Scrapy: how to pass a reference to a function so that it, in turn, sends it to the Selector?

J

JRazor2014-02-12 09:58:40

Python

JRazor, 2014-02-12 09:58:40

Hello fellow toasters.
When building a spider, I came across one interesting thing - you need to pass a link to a function so that it, in turn, sends it to the Selector. I have already tried all the available Response and Request Scrapy methods, but the data does not come.
A piece of code for understanding:

start_urls = [
        "http://www.site.ru/"
    ]

    # Парсим start_urls и получаем список ссылок на каталоги
    def parse(self, response):  
        sel = Selector(response)
        self.links = sel.xpath('//*[@id="col-01"]/div/div/ul/li/a/@href').extract()

    # Парсим каждый каталог и получаем список ссылок на элементы каталога
    def parse_catalog(self, response): 
        sel = Selector(response)
        elements = sel.xpath('//*[@id="col-01"]/div[1]/ul[1]/
                                        li[4]/div[2]/strong/text()').extract()[0]
        links_auto = sel.xpath('//div[@class="car-detail-list"]/a/@href').extract()

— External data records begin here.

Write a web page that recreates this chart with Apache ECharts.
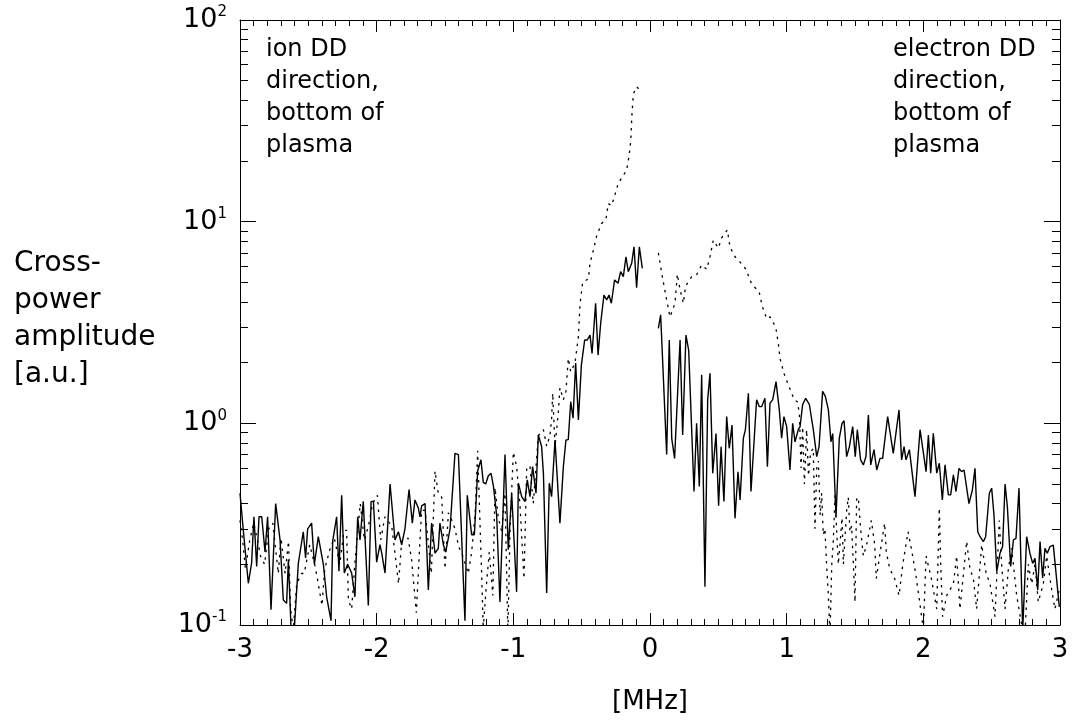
<!DOCTYPE html>
<html>
<head>
<meta charset="utf-8">
<script src="https://cdn.jsdelivr.net/npm/echarts@6/dist/echarts.min.js"></script>
<style>
html,body{margin:0;padding:0;background:#fff;}
#chart{width:1077px;height:726px;}
</style>
</head>
<body>
<div id="chart"></div>
<script>
// ---------- data ----------
// solid trace (frequency in MHz, cross-power amplitude); null = gap
const solidMHz = [
-3.0,-2.976,-2.939,-2.915,-2.898,-2.878,-2.861,-2.841,-2.817,-2.798,-2.773,-2.739,-2.707,-2.683,-2.659,-2.646,-2.627,-2.602,-2.573,-2.537,
-2.520,-2.505,-2.476,-2.456,-2.427,-2.415,-2.390,-2.366,-2.334,-2.322,-2.293,-2.276,-2.256,-2.237,-2.212,-2.183,-2.159,-2.139,-2.122,-2.098,
-2.061,-2.041,-2.024,-2.0,-1.976,-1.963,-1.939,-1.902,-1.866,-1.841,-1.817,-1.793,-1.763,-1.739,-1.720,-1.695,-1.683,-1.671,-1.646,-1.622,
-1.598,-1.573,-1.549,-1.537,-1.512,-1.495,-1.463,-1.427,-1.402,-1.354,-1.337,-1.305,-1.285,-1.261,-1.237,-1.220,-1.202,-1.183,-1.163,-1.146,
-1.122,-1.098,-1.061,-1.037,-1.012,-1.0,-0.976,-0.963,-0.939,-0.915,-0.898,-0.878,-0.859,-0.834,-0.817,-0.793,-0.780,-0.756,-0.737,-0.720,
-0.695,-0.659,-0.634,-0.615,-0.598,-0.580,-0.563,-0.544,-0.524,-0.502,-0.478,-0.459,-0.439,-0.424,-0.398,-0.380,-0.361,-0.337,-0.317,-0.300,
-0.283,-0.259,-0.234,-0.215,-0.195,-0.176,-0.159,-0.134,-0.117,-0.098,-0.078,-0.056,0.0,
0.061,0.078,0.122,0.141,0.159,0.180,0.220,0.239,0.263,0.283,0.322,0.341,0.361,0.378,0.402,0.422,0.439,0.459,0.483,0.502,
0.520,0.541,0.561,0.580,0.600,0.622,0.644,0.659,0.683,0.698,0.720,0.739,0.780,0.800,0.817,0.841,0.859,0.878,0.898,0.922,
0.946,0.963,0.980,1.0,1.024,1.044,1.061,1.085,1.098,1.117,1.139,1.166,1.195,1.220,1.237,1.263,1.283,1.305,1.324,1.337,
1.361,1.385,1.405,1.420,1.439,1.459,1.483,1.502,1.517,1.541,1.561,1.580,1.598,1.615,1.639,1.659,1.683,1.702,1.739,1.780,
1.822,1.841,1.859,1.873,1.898,1.939,1.976,2.020,2.037,2.054,2.073,2.098,2.117,2.139,2.159,2.183,2.200,2.220,2.239,2.261,
2.280,2.298,2.334,2.359,2.378,2.398,2.415,2.439,2.456,2.483,2.5,2.517,2.537,2.561,2.580,2.598,2.615,2.639,2.659,2.678,
2.700,2.727,2.756,2.780,2.800,2.817,2.837,2.854,2.873,2.890,2.907,2.927,2.951,2.995
];
const solidAmp = [
0.45,0.296,0.161,0.203,0.344,0.195,0.344,0.344,0.23,0.344,0.119,0.40,0.264,0.133,0.128,0.21,0.097,0.097,0.203,0.29,
0.215,0.30,0.32,0.20,0.274,0.28,0.20,0.138,0.105,0.26,0.344,0.185,0.44,0.181,0.20,0.181,0.138,0.344,0.264,0.41,
0.125,0.41,0.41,0.205,0.25,0.227,0.181,0.50,0.264,0.29,0.25,0.30,0.47,0.32,0.417,0.38,0.344,0.39,0.40,0.149,
0.32,0.227,0.24,0.32,0.25,0.23,0.30,0.71,0.70,0.105,0.44,0.28,0.28,0.58,0.66,0.51,0.50,0.55,0.565,0.49,
0.35,0.13,0.70,0.236,0.45,0.459,0.146,0.505,0.433,0.409,0.524,0.433,0.61,0.45,0.876,0.766,0.566,0.144,0.505,0.433,
0.827,0.32,0.61,0.827,0.83,1.28,1.06,1.99,1.04,1.95,2.59,2.59,2.74,2.22,3.94,2.18,3.13,4.33,4.09,4.33,
3.94,5.14,4.95,5.65,5.34,6.7,5.65,6.22,7.5,4.7,7.5,5.87,null,
2.96,3.45,0.70,2.59,0.843,0.67,2.59,0.876,2.74,2.31,0.459,1.0,0.486,1.74,0.155,1.31,1.77,0.566,0.89,0.39,
0.766,0.41,1.08,0.752,0.98,0.338,0.575,0.417,0.843,0.93,1.41,0.459,1.31,1.21,1.21,1.33,0.61,1.26,1.31,1.61,
1.17,0.843,1.08,0.963,0.587,1.0,0.81,0.93,0.963,1.24,1.33,1.24,0.93,0.684,0.766,1.44,1.36,1.17,0.81,0.89,
0.344,0.843,1.0,1.03,0.684,0.766,0.963,0.684,0.93,0.659,0.622,0.684,1.10,0.622,0.74,0.587,0.67,0.67,1.08,0.71,
1.165,0.659,0.766,0.659,0.74,0.433,0.93,0.576,0.876,0.566,0.893,0.566,0.634,0.417,0.622,0.442,0.442,0.555,0.459,0.598,
0.576,0.587,0.40,0.468,0.598,0.29,0.274,0.259,0.274,0.45,0.477,0.35,0.184,0.227,0.245,0.50,0.386,0.195,0.264,0.269,
0.477,0.095,0.274,0.227,0.202,0.214,0.149,0.259,0.171,0.24,0.227,0.245,0.249,0.123
];
// dotted trace
const dottedMHz = [
-3.0,-2.98,-2.96,-2.93,-2.90,-2.87,-2.85,-2.82,-2.79,-2.76,-2.72,-2.70,-2.67,-2.645,-2.63,-2.61,-2.585,-2.55,-2.53,-2.49,
-2.45,-2.42,-2.40,-2.38,-2.34,-2.31,-2.27,-2.24,-2.22,-2.207,-2.183,-2.16,-2.12,-2.09,-2.06,-2.03,-1.995,-1.97,-1.94,-1.89,
-1.866,-1.84,-1.817,-1.77,-1.744,-1.71,-1.683,-1.671,-1.646,-1.60,-1.573,-1.549,-1.524,-1.50,-1.475,-1.45,-1.427,-1.40,-1.37,-1.33,
-1.305,-1.28,-1.261,-1.232,-1.22,-1.20,-1.176,-1.15,-1.134,-1.11,-1.085,-1.061,-1.04,-1.024,-1.0,-0.976,-0.951,-0.922,-0.902,-0.878,
-0.854,-0.817,-0.780,-0.756,-0.732,-0.720,-0.712,-0.695,-0.671,-0.659,-0.634,-0.615,-0.598,-0.580,-0.549,-0.524,-0.512,-0.493,-0.451,-0.439,
-0.415,-0.39,-0.354,-0.322,-0.305,-0.283,-0.268,-0.232,-0.171,-0.154,-0.141,-0.132,-0.122,-0.098,-0.075,-0.061,0.0,
0.061,0.093,0.122,0.146,0.183,0.2,0.22,0.244,0.261,0.305,0.341,0.378,0.415,0.439,0.463,0.5,0.524,0.566,0.585,0.622,
0.659,0.703,0.744,0.798,0.822,0.854,0.878,0.920,0.939,0.951,0.980,1.012,1.037,1.054,1.078,1.093,1.105,1.117,1.13,1.146,
1.16,1.175,1.195,1.207,1.22,1.232,1.245,1.256,1.268,1.28,1.293,1.305,1.317,1.33,1.341,1.354,1.366,1.378,1.39,1.405,
1.415,1.439,1.451,1.463,1.475,1.488,1.5,1.512,1.524,1.541,1.561,1.585,1.62,1.644,1.656,1.68,1.717,1.729,1.754,1.79,
1.822,1.85,1.888,1.912,1.944,1.973,2.0,2.02,2.059,2.098,2.117,2.127,2.141,2.171,2.22,2.244,2.268,2.317,2.341,2.366,
2.39,2.427,2.46,2.488,2.524,2.556,2.573,2.598,2.622,2.646,2.683,2.72,2.744,2.768,2.793,2.817,2.841,2.878,2.902,2.939,
2.963,2.995
];
const dottedAmp = [
0.33,0.26,0.19,0.26,0.32,0.26,0.22,0.20,0.30,0.32,0.18,0.27,0.18,0.26,0.12,0.095,0.16,0.18,0.18,0.25,
0.195,0.15,0.125,0.19,0.24,0.27,0.20,0.29,0.296,0.133,0.12,0.2,0.40,0.264,0.31,0.40,0.44,0.264,0.344,0.31,
0.227,0.16,0.26,0.27,0.21,0.115,0.264,0.37,0.37,0.18,0.58,0.45,0.43,0.19,0.36,0.33,0.30,0.245,0.22,0.18,
0.23,0.35,0.73,0.18,0.095,0.15,0.23,0.14,0.48,0.34,0.29,0.45,0.09,0.30,0.72,0.61,0.39,0.17,0.61,0.61,
0.40,0.87,0.93,0.77,0.87,1.05,1.41,0.77,1.13,1.5,1.31,1.44,2.1,1.8,1.99,2.69,3.9,5.0,5.2,6.2,
7.2,8.5,9.8,10.3,12.3,12.0,12.8,15.5,18,21,25,34,43,46.7,45,44,null,
7.0,5.2,4.09,3.37,3.94,5.5,4.6,3.94,4.8,5.34,5.45,6.1,5.8,6.7,8.1,7.4,8.3,9.1,7.5,6.7,
6.3,5.8,4.9,4.5,3.8,3.3,3.37,3.0,2.49,2.1,1.77,1.55,1.41,1.31,1.28,1.12,0.6,0.96,0.5,0.93,
0.55,0.72,0.75,0.3,0.6,0.65,0.35,0.45,0.28,0.3,0.195,0.14,0.09,0.2,0.26,0.44,0.29,0.2,0.25,0.34,
0.2,0.37,0.43,0.29,0.31,0.2,0.13,0.42,0.43,0.3,0.22,0.25,0.33,0.25,0.17,0.22,0.32,0.23,0.19,0.17,
0.14,0.2,0.29,0.24,0.18,0.13,0.095,0.22,0.17,0.12,0.38,0.2,0.11,0.14,0.16,0.22,0.12,0.26,0.19,0.17,
0.12,0.25,0.18,0.16,0.11,0.33,0.2,0.12,0.19,0.24,0.14,0.1,0.09,0.2,0.16,0.2,0.13,0.16,0.22,0.15,
0.12,0.15
];
// axis ticks
const xTickLabels = [-3, -2, -1, 0, 1, 2, 3];
const yDecadeExponents = [-1, 0, 1, 2];
const yMinorTickValues = [0.2,0.3,0.4,0.5,0.6,0.7,0.8,0.9,2,3,4,5,6,7,8,9,20,30,40,50,60,70,80,90];
const annotLeft = 'ion DD\ndirection,\nbottom of\nplasma';
const annotRight = 'electron DD\ndirection,\nbottom of\nplasma';
const yTitle = 'Cross-\npower\namplitude\n[a.u.]';
const xTitle = '[MHz]';

// ---------- chart ----------
const FONT = '"DejaVu Sans", "Liberation Sans", sans-serif';
const pair = (xs, ys) => xs.map((x, i) => [x, ys[i] == null ? '-' : ys[i]]);
const minorLog = yMinorTickValues.map(v => Math.log10(v));

const chart = echarts.init(document.getElementById('chart'), null, {renderer: 'canvas'});
const black = '#000';
const xBase = {
  type: 'value', min: -3, max: 3, interval: 1,
  axisLine: {show: true, onZero: false, lineStyle: {color: black, width: 1}},
  axisTick: {show: true, inside: true, length: 12, lineStyle: {color: black}},
  minorTick: {show: true, splitNumber: 10, length: 6, lineStyle: {color: black}},
  splitLine: {show: false}
};
const helperY = (pos, showLine, ticks, len, labels) => ({
  type: 'value', min: -1, max: 2, interval: 1, position: pos,
  axisLine: {show: showLine, onZero: false, lineStyle: {color: black, width: 1}},
  axisTick: {show: true, inside: true, length: len, lineStyle: {color: black},
    customValues: ticks},
  axisLabel: labels ? {
    show: true, margin: 13, customValues: yDecadeExponents,
    formatter: v => '{b|10}{s|' + v + '}',
    rich: {
      b: {fontSize: 27, fontFamily: FONT, color: black, lineHeight: 30},
      s: {fontSize: 15, fontFamily: FONT, color: black, lineHeight: 15, verticalAlign: 'top'}
    }
  } : {show: false},
  splitLine: {show: false}
});

const option = {
  animation: false,
  backgroundColor: '#fff',
  grid: {left: 240, right: 17, top: 20, bottom: 101, containLabel: false},
  xAxis: [
    Object.assign({}, xBase, {position: 'bottom',
      axisLabel: {show: true, margin: 12, fontSize: 26, fontFamily: FONT, color: black,
        customValues: xTickLabels, formatter: v => String(v)}}),
    Object.assign({}, xBase, {position: 'top', axisLabel: {show: false}})
  ],
  yAxis: [
    {type: 'log', logBase: 10, min: 0.1, max: 100, position: 'left',
     axisLine: {show: true, onZero: false, lineStyle: {color: black, width: 1}},
     axisTick: {show: false}, axisLabel: {show: false}, splitLine: {show: false}, minorSplitLine: {show: false}},
    helperY('left', false, yDecadeExponents, 16, true),
    helperY('left', false, minorLog, 8, false),
    helperY('right', true, yDecadeExponents, 16, false),
    helperY('right', false, minorLog, 8, false)
  ],
  series: [
    {type: 'line', xAxisIndex: 0, yAxisIndex: 0, data: pair(solidMHz, solidAmp),
     showSymbol: false, symbol: 'none', connectNulls: false, clip: true,
     lineStyle: {color: black, width: 1.4}},
    {type: 'line', xAxisIndex: 0, yAxisIndex: 0, data: pair(dottedMHz, dottedAmp),
     showSymbol: false, symbol: 'none', connectNulls: false, clip: true,
     lineStyle: {color: black, width: 1.3, type: [2.5, 5]}}
  ],
  graphic: [
    {type: 'text', left: 14, top: 245,
     style: {text: yTitle, font: '28px ' + FONT, lineHeight: 37, fill: black}},
    {type: 'text', left: 266, top: 34,
     style: {text: annotLeft, font: '24px ' + FONT, lineHeight: 32, fill: black}},
    {type: 'text', left: 893, top: 34,
     style: {text: annotRight, font: '24px ' + FONT, lineHeight: 32, fill: black}},
    {type: 'text', x: 650, y: 702,
     style: {text: xTitle, font: '26px ' + FONT, fill: black, align: 'center', verticalAlign: 'middle'}}
  ]
};
chart.setOption(option);
</script>
</body>
</html>
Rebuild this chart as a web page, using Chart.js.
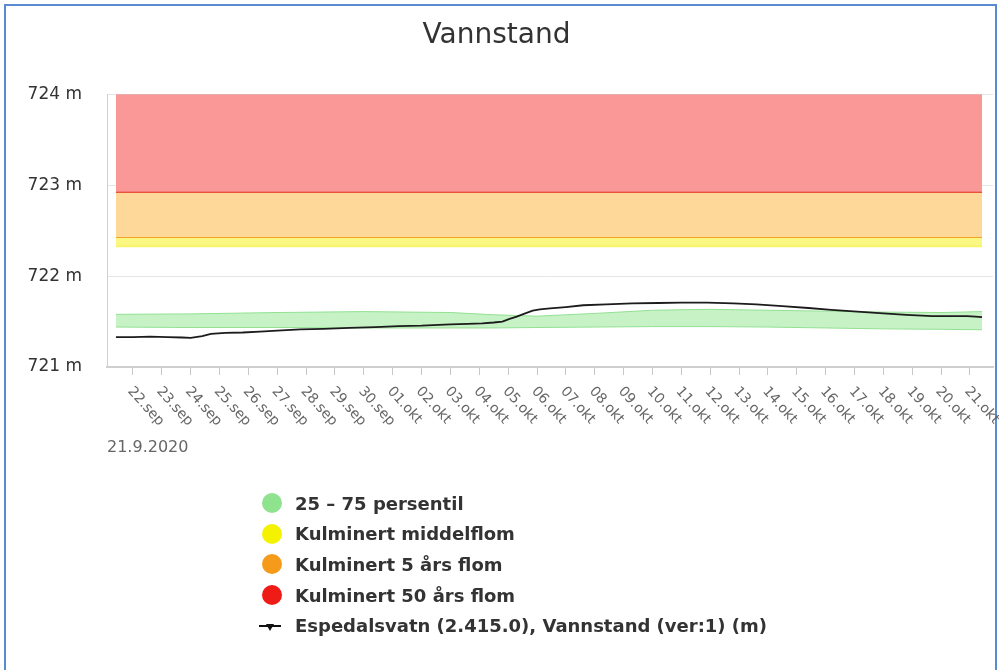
<!DOCTYPE html>
<html>
<head>
<meta charset="utf-8">
<script src="https://cdn.jsdelivr.net/npm/chart.js@4.4.1/dist/chart.umd.min.js"></script>
<style>
  html, body { margin: 0; padding: 0; background: #fff; }
  #wrap { position: relative; width: 999px; height: 670px; overflow: hidden; font-family: "DejaVu Sans", sans-serif; }
  #frame { position: absolute; left: 4px; top: 4px; width: 993px; height: 700px; border: 2px solid #5a8ad0; box-sizing: border-box; }
  canvas { position: absolute; left: 0; top: 0; }
  #legend { position: absolute; left: 262px; top: 488px; }
  .row { height: 30.6px; display: flex; align-items: center; font-weight: bold; font-size: 18px; color: #333; white-space: nowrap; }
  .dot { width: 20px; height: 20px; border-radius: 50%; margin-right: 13px; flex: none; }
  .mark { width: 22px; height: 18px; margin-left: -3px; margin-right: 14px; position: relative; flex: none; }
  .mark .ln { position: absolute; left: 0; right: 0; top: 8px; height: 2px; background: #111; }
  .mark .tri { position: absolute; left: 7px; top: 7px; width: 0; height: 0; border-left: 4px solid transparent; border-right: 4px solid transparent; border-top: 7px solid #111; }
</style>
</head>
<body>
<div id="wrap">
  <div id="frame"></div>
  <canvas id="chart" width="999" height="670"></canvas>
  <div id="legend"></div>
</div>
<script>
// x values are days after 21.9.2020 00:00
const tickDays = [1, 2, 3, 4, 5, 6, 7, 8, 9, 10, 11, 12, 13, 14, 15, 16, 17, 18, 19, 20, 21, 22, 23, 24, 25, 26, 27, 28, 29, 30];
const tickLabels = ['22.sep', '23.sep', '24.sep', '25.sep', '26.sep', '27.sep', '28.sep', '29.sep', '30.sep',
  '01.okt', '02.okt', '03.okt', '04.okt', '05.okt', '06.okt', '07.okt', '08.okt', '09.okt', '10.okt',
  '11.okt', '12.okt', '13.okt', '14.okt', '15.okt', '16.okt', '17.okt', '18.okt', '19.okt', '20.okt', '21.okt'];
const startLabel = '21.9.2020';

const levelDays = [0.41, 1.0, 1.6, 2.2, 2.7, 3.0, 3.4, 3.7, 4.2, 4.8, 5.4, 6.0, 6.8, 7.6, 8.5, 9.4, 10.2, 11.0, 12.0, 12.6,
  13.1, 13.5, 13.8, 14.05, 14.3, 14.5, 14.85, 15.1, 15.45, 16.0, 16.6, 17.4, 18.3, 19.2, 20.0, 20.9, 21.8, 22.6, 23.5,
  24.4, 25.2, 26.1, 27.0, 27.8, 28.7, 29.4, 29.9, 30.2, 30.42];
const levelValues = [721.33, 721.33, 721.335, 721.33, 721.325, 721.32, 721.34, 721.365, 721.375, 721.38, 721.39, 721.40,
  721.415, 721.42, 721.43, 721.44, 721.45, 721.455, 721.47, 721.475, 721.48, 721.49, 721.50, 721.53, 721.555, 721.58,
  721.62, 721.635, 721.645, 721.66, 721.68, 721.69, 721.70, 721.705, 721.71, 721.71, 721.70, 721.69, 721.67, 721.65,
  721.63, 721.61, 721.59, 721.575, 721.56, 721.56, 721.56, 721.555, 721.55];

const bandDays = [0.41, 3, 6, 9, 12, 13.5, 15, 17, 19, 21, 23, 25, 27, 29, 30.42];
const p25 = [721.44, 721.435, 721.435, 721.43, 721.43, 721.43, 721.435, 721.44, 721.445, 721.445, 721.44, 721.43, 721.42, 721.415, 721.41];
const p75 = [721.58, 721.585, 721.60, 721.61, 721.60, 721.575, 721.56, 721.59, 721.625, 721.635, 721.625, 721.615, 721.605, 721.60, 721.61];

const floodSpan = [0.41, 30.42];
const middelflom = 722.33;
const flom5 = 722.42;
const flom50 = 722.92;
const bandTop = 724;

const pts = (xs, ys) => xs.map((x, i) => ({ x, y: ys[i] }));
const flat = v => floodSpan.map(x => ({ x, y: v }));

const datasets = [
  { label: 'p25', data: pts(bandDays, p25), borderColor: '#92e092', borderWidth: 1, fill: false },
  { label: '25 – 75 persentil', legend: '#8fe38f', data: pts(bandDays, p75), borderColor: '#92e092', borderWidth: 1,
    fill: '-1', backgroundColor: 'rgba(120,224,120,0.42)' },
  { label: 'Kulminert middelflom', legend: '#f5f200', data: flat(middelflom), borderColor: '#f9f46a', borderWidth: 2,
    fill: '+1', backgroundColor: '#fbf783' },
  { label: 'Kulminert 5 års flom', legend: '#f59a1a', data: flat(flom5), borderColor: '#f0a22a', borderWidth: 2,
    fill: '+1', backgroundColor: '#fdd898' },
  { label: 'Kulminert 50 års flom', legend: '#ee1b16', data: flat(flom50), borderColor: '#e2271f', borderWidth: 2,
    fill: '+1', backgroundColor: '#fa9898' },
  { label: 'top', data: flat(bandTop), borderColor: '#e07070', borderWidth: 1, fill: false },
  { label: 'Espedalsvatn (2.415.0), Vannstand (ver:1) (m)', legend: 'line', data: pts(levelDays, levelValues),
    borderColor: '#1c1c1c', borderWidth: 1.8, fill: false, order: -1 }
];

const rotatedTicks = {
  id: 'rotatedTicks',
  afterDraw(chart) {
    const { ctx } = chart;
    const x = chart.scales.x;
    ctx.save();
    ctx.fillStyle = '#666';
    ctx.font = '14px "DejaVu Sans"';
    ctx.textAlign = 'left';
    ctx.textBaseline = 'middle';
    tickDays.forEach((d, i) => {
      ctx.save();
      ctx.translate(x.getPixelForValue(d) - 3, x.top + 22);
      ctx.rotate(48 * Math.PI / 180);
      ctx.fillText(tickLabels[i], 0, 0);
      ctx.restore();
    });
    ctx.font = '16px "DejaVu Sans"';
    ctx.textBaseline = 'top';
    ctx.fillText(startLabel, x.left, x.top + 73);
    ctx.restore();
  }
};

const chart = new Chart(document.getElementById('chart'), {
  type: 'line',
  data: { datasets },
  options: {
    responsive: false,
    animation: false,
    devicePixelRatio: 1,
    layout: { padding: { left: 0, right: 6, top: 0, bottom: 213 } },
    elements: { point: { radius: 0 }, line: { tension: 0 } },
    plugins: {
      legend: { display: false },
      tooltip: { enabled: false },
      title: {
        display: true,
        text: 'Vannstand',
        color: '#333',
        font: { family: 'DejaVu Sans', size: 28, weight: 'normal' },
        padding: { top: 19, bottom: 42 }
      }
    },
    scales: {
      x: {
        type: 'linear',
        min: 0.1,
        max: 30.8,
        afterBuildTicks: s => { s.ticks = tickDays.map(v => ({ value: v })); },
        afterFit: s => { s.height = 90; },
        ticks: { display: false },
        grid: { drawOnChartArea: false, drawTicks: true, tickLength: 8, color: '#c8c8c8' },
        border: { color: '#cfcfcf', width: 2 }
      },
      y: {
        min: 721,
        max: 724,
        afterFit: s => { s.width = 107; },
        ticks: {
          stepSize: 1,
          padding: 25,
          color: '#333',
          font: { family: 'DejaVu Sans', size: 17 },
          callback: v => v + ' m'
        },
        grid: { color: '#e6e6e6', drawTicks: false },
        border: { color: '#d0d0d0' }
      }
    }
  },
  plugins: [rotatedTicks]
});

// legend as a vertical list, built from the datasets
const legendEl = document.getElementById('legend');
chart.data.datasets.filter(ds => ds.legend).forEach(ds => {
  const row = document.createElement('div');
  row.className = 'row';
  const m = document.createElement('span');
  if (ds.legend === 'line') {
    m.className = 'mark';
    m.innerHTML = '<span class="ln"></span><span class="tri"></span>';
  } else {
    m.className = 'dot';
    m.style.background = ds.legend;
  }
  row.appendChild(m);
  row.appendChild(document.createTextNode(ds.label));
  legendEl.appendChild(row);
});
</script>
</body>
</html>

        # Отправляем ссылку на парсинг страницы
        for link in links_auto:
            self.parse_page(link)

    def parse_page(self, link):
        response = <b>???</b>(link) # Обрабатываем ссылку, но чем?
        self.sel = Selector(response)

Reply

Answer the question

In order to leave comments, you need to log in

1 answer(s)

W

WalterWhite, 2014-02-13
@JRazor

You don't need to call any methods on Request. Scrapy itself will call everything you need, and when you need it.
A spider can receive data (Item) or a path (Request) from a page, or both at the same time. You need to return from sequence methods from Request and/or Item.

def parse(self. response):
    sel = Selector(response)
    # из стартовой страницы выдёргиваем список категорий (носки, трусы, рубашки...)
    for catalog_link in sel.xpath('// . . . . /@href'):
        # указываем что нужно будет запросить страницу по ссылке, 
        # а результат(Response) обработать в методе
        yield Request(url=catalog_link, callback=self.parse_catalog)

def parse_catalog(self, response):
    # ответы сервера будут сыпаться сюда
    sel = Selector(response)
    
    # если сама категория представляет интерес то описываем её
    category = MyCategoryItem()
    category['name'] = sel.xpath( . . .                     # как называется
    category['count'] =  . . .                              # сколько товаров
    . . .
    # и выбрасываем из метода
    yield category
    
    # получаем список ссылок на конкретные рубашки
    for page_link in sel.xpath('//. . . ./@href'):
        # выбрасываем из метода
        yield Response(url=page_link, callback=self.parse_page)

def parse_page(self, response):
     . . .
     item = MyGoodsItem()
     . . .
     yield item

But it will be easier to read the documentation.